“I social media danno diritto di parola a legioni di imbecilli che prima parlavano solo al bar dopo un bicchiere di vino, senza danneggiare la collettività. Venivano subito messi a tacere, mentre ora hanno lo stesso diritto di parola di un Premio Nobel. È l’invasione degli imbecilli.”
Immagino ricordiate di chi sono queste parole. Sì, sono di Umberto Eco. Quando anni fa vennero pronunciate dal celebre semiologo in molti – me compresa – borbottarono frasi sparse per difendere il diritto di tutti ad accedere al mondo della cultura. All’epoca si aveva meno il presagio, o più semplicemente non era ancora così palese, che l’accesso delle masse ai social media avrebbe prodotto un dilagare di informazioni dannose e fuorvianti. In quanto figli delle sue orazioni, non possiamo invece che dargli ragione proprio ora, nel momento in cui non può più sentirci, ora che le sue profezie si sono avverate. Col senno di poi, in effetti, ci saremmo potuti arrivare prima.
Cosa direbbe, infatti, oggi Umberto Eco se vedesse il professor Roberto Burioni costretto a difendersi dall’accusa di essere rettiliano (con una “faccia demoniaca”), intento a spendere decine e decine di ore del proprio tempo per salvare gli italiani dalla cattiva informazione? Questo non possiamo saperlo, ma non fatichiamo a immaginare la sua riprovazione e – contemporaneamente – la sua assenza di sorpresa.
Quando ebbi il piacere di incontrarlo e di seguire una sua intervista, durante il Festival della Divulgazione a Potenza, il virologo Roberto Burioni – allora reduce dall’incontro/scontro con Red Ronnie – già difendeva con parole semplici e autorevoli il ruolo degli esperti nella divulgazione scientifica, segnando il discrime tra coloro che possono e non possono dare informazioni accreditate al resto della popolazione.
La sua era ed è una fermezza alla quale non eravamo più abituati, ma che immediatamente ci restituisce un senso di fiducia e autorità, un senso di limpidezza. Ed è in questa chiarezza del metodo e della comunicazione che è possibile ritrovare gli strumenti per orientarsi nella realtà e nelle questioni che essa ci pone. Forse questa “immediatezza” dei nuovi mezzi di comunicazione ci ha fatto perdere il senso dell’umiltà e del rispetto nei riguardi di chi spende la propria vita per la sua formazione personale e per la ricerca, di chi realmente può erudirci.
Nel momento in cui Burioni ci dice che la scienza non è democratica, in realtà ci sta ricordando che il sapere non è democratico e che non basta il semplice atto di essere al mondo per avere il diritto di esprimere un’idea, concedendosi il lusso di astenersi dal dovere di informarsi e di corroborare l’idea stessa.
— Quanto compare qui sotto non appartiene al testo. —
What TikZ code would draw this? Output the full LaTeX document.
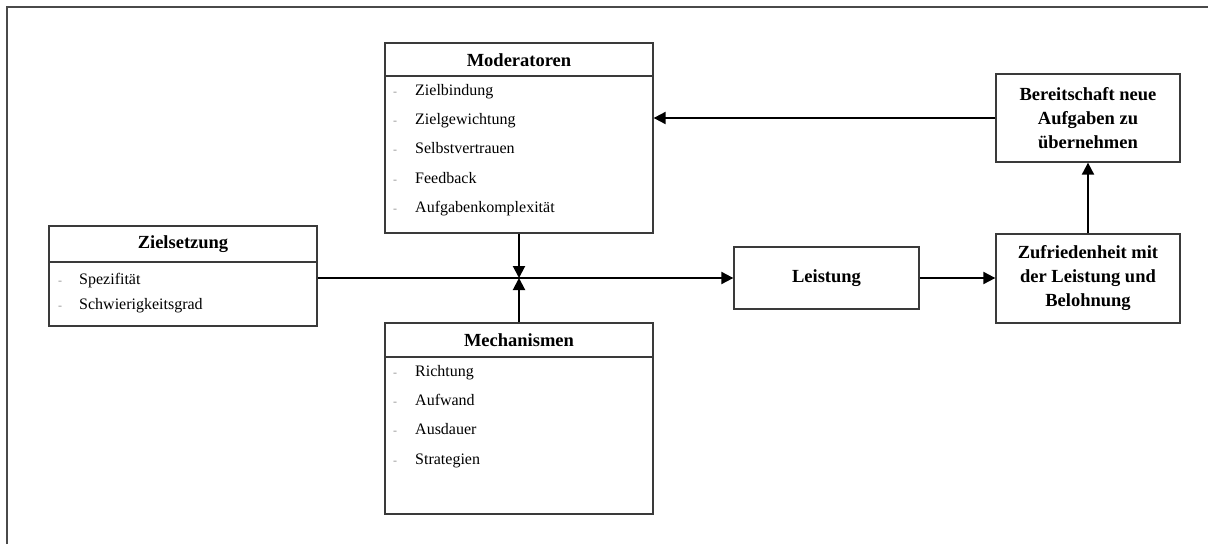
\documentclass[tikz,border=0pt]{standalone}
\usepackage{fontspec}
\setmainfont{Liberation Serif}
\usetikzlibrary{arrows.meta}
\definecolor{boxgray}{HTML}{3A3A3A}
\definecolor{framegray}{HTML}{4A4A4A}
\definecolor{dashgray}{HTML}{9A9A9A}
\begin{document}
\begin{tikzpicture}[x=1pt,y=-1pt,
  panel/.style={draw=boxgray,line width=1.3pt,fill=white,inner sep=0pt},
  head/.style={font=\fontsize{18.5}{22}\selectfont\bfseries,inner sep=0pt},
  boldtxt/.style={font=\fontsize{18.5}{24}\selectfont\bfseries,align=center,inner sep=0pt},
  item/.style={font=\fontsize{16}{19}\selectfont,anchor=mid west,inner sep=0pt},
  bullet/.style={font=\fontsize{12}{14}\selectfont,text=dashgray,anchor=mid west,inner sep=0pt},
  rule/.style={draw=boxgray,line width=1.3pt},
  arr/.style={line width=2pt,-{Triangle[length=12pt,width=12pt]}}]
\useasboundingbox (0,0) rectangle (1208,544);

% outer frame (top and left edges only)
\draw[framegray,line width=1.6pt] (7,544) -- (7,7) -- (1208,7);

% Moderatoren
\node[panel,minimum width=268pt,minimum height=190pt] (mod) at (519,138) {};
\node[head] (modh) at (519,60) {Moderatoren};
\draw[rule] (385,76) -- (653,76);
\foreach \t [count=\i] in {Zielbindung,Zielgewichtung,Selbstvertrauen,Feedback,Aufgabenkomplexität}{
  \node[bullet] (modd\i) at (393,64+29.2*\i) {-};
  \node[item] (modi\i) at (415,64+29.2*\i) {\t};
}

% Zielsetzung
\node[panel,minimum width=268pt,minimum height=100pt] (ziel) at (183,276) {};
\node[head] (zielh) at (183,244) {Zielsetzung};
\draw[rule] (49,262) -- (317,262);
\foreach \t [count=\i] in {Spezifität,Schwierigkeitsgrad}{
  \node[bullet] (zield\i) at (58,257+25*\i) {-};
  \node[item] (zieli\i) at (79,257+25*\i) {\t};
}

% Mechanismen
\node[panel,minimum width=268pt,minimum height=191pt] (mech) at (519,418.5) {};
\node[head] (mechh) at (519,340) {Mechanismen};
\draw[rule] (385,357) -- (653,357);
\foreach \t [count=\i] in {Richtung,Aufwand,Ausdauer,Strategien}{
  \node[bullet] (mechd\i) at (393,345+29.2*\i) {-};
  \node[item] (mechi\i) at (415,345+29.2*\i) {\t};
}

% Leistung
\node[panel,minimum width=185pt,minimum height=62pt,boldtxt] (leist) at (826.5,278) {Leistung};

% Zufriedenheit
\node[panel,minimum width=184pt,minimum height=89pt,boldtxt] (zuf) at (1088,278.5)
  {Zufriedenheit mit\\der Leistung und\\Belohnung};

% Bereitschaft
\node[panel,minimum width=184pt,minimum height=88pt,boldtxt] (ber) at (1088,118)
  {Bereitschaft neue\\Aufgaben zu\\übernehmen};

% connectors
\coordinate (j) at (519,278);
\draw[arr] (ziel.east |- j) -- (leist.west);
\draw[arr] (mod.south) -- (j);
\draw[arr] (mech.north) -- (j);
\draw[arr] (leist.east) -- (zuf.west |- leist.east);
\draw[arr] (zuf.north) -- (ber.south);
\draw[arr] (ber.west) -- (mod.east |- ber.west);
\end{tikzpicture}
\end{document}
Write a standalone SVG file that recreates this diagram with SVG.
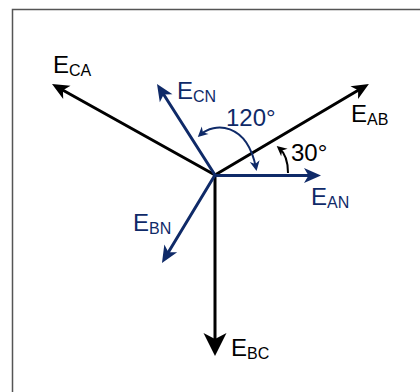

Di comprendere se essa può o meno causare un danno.
Ad esempio, usare il panico destato dai nuovi casi di meningite per ricollegarli ai recenti flussi migratori nel territorio italiano, senza informarsi adeguatamente, significa esprimere un’idea dannosa. Significa incolpare un capro espiatorio al posto di interrogarsi sulle proprie responsabilità e sulle proprie conoscenze. Consultando le pubblicazioni del professore – in cui sono riportate meticolosamente le fonti da cui le informazioni vengono tratte – si scopre, infatti, che i ceppi maggiormente diffusi in Africa – A, W-135 e X – sono diversi da quelli diffusi in Europa, ossia C e B, e che anche l’epidemia causata in Niger dal ceppo C presenta “un clone del tutto diverso da quello che viene isolato dai pazienti in Toscana”.
Difatti, come ha affermato qualche giorno fa lo stesso Burioni, “invece di prendercela con chi non ha colpe, ricordiamo che contro questo meningococco abbiamo a disposizione un vaccino efficace e che se tutti i genitori vaccinassero i loro figli la malattia scomparirebbe nei bambini e negli adulti, come è già accaduto in numerosi paesi”.
Perché mentre è vero che esistono diversi ceppi di meningite nel mondo, esiste invece un unico ceppo per l’ignoranza, il quale ha a sua volta un unico rimedio: lo studio e la corretta informazione.